The experience reminded me of a memory my grandmother once told me about her childhood in New York’s Allegheny Mountains.

Sometimes while wandering around that beautiful countryside, she would come upon a patch of berries, and she would stop and help herself to them.

It would occur to her, she said, that someone knew when she would be passing that way, and had made sure that this gift would be ripe just in time for her to enjoy it.

As much as I liked that story, I always looked at it with a healthy dose of skepticism. I imagined all the times she might have taken a walk and not found any delicious surprises, or all the berries that might have ripened without anyone having found them.

That kind of skepticism is good for us. It protects us from a lot of deceit, self inflicted and otherwise.

But skepticism is a conscious process, part of what psychologists sometimes refer to as the “high road” of thinking which involves the parts of our brain that have to do with reason and logic.

That flash of joy at the kitchen sink, and my grandmother’s thankfulness for the berries on her path, are less likely to be products of that “high road” of thinking. Other parts of the brain are more involved with emotions and memories and other aspects of thinking that are not so conscious or analytical.

Psychologists sometimes call it the “low road” of thinking. Not that it’s lower in the sense of being inferior, but because it’s hidden, not something we’re so consciously aware of.
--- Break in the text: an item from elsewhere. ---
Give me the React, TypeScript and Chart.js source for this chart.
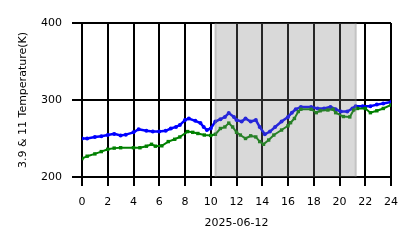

In other words, it tends to “lay low” until it emerges with some sort of insight or emotional response.

Like a rush of gratitude for berries on the path, or for a dozen small collard leaves in the sink.

Sometimes, on the car radio or in social media, I come across the idea that we should develop “an attitude of gratitude.”

Personally, I am wary of any advice that rhymes. And even though it likely would do most of us some good to work on being more grateful, that’s not what was going on at the kitchen sink.

Developing an attitude is a conscious, “high road” kind of mental activity. But that morning, while I washed the sand off baby collard leaves, no developing was needed.

The joy was unplanned, not the result of any rhyming directive. Straight off the “low road.”

Sometimes it’s enough to make a skeptic step back and regroup.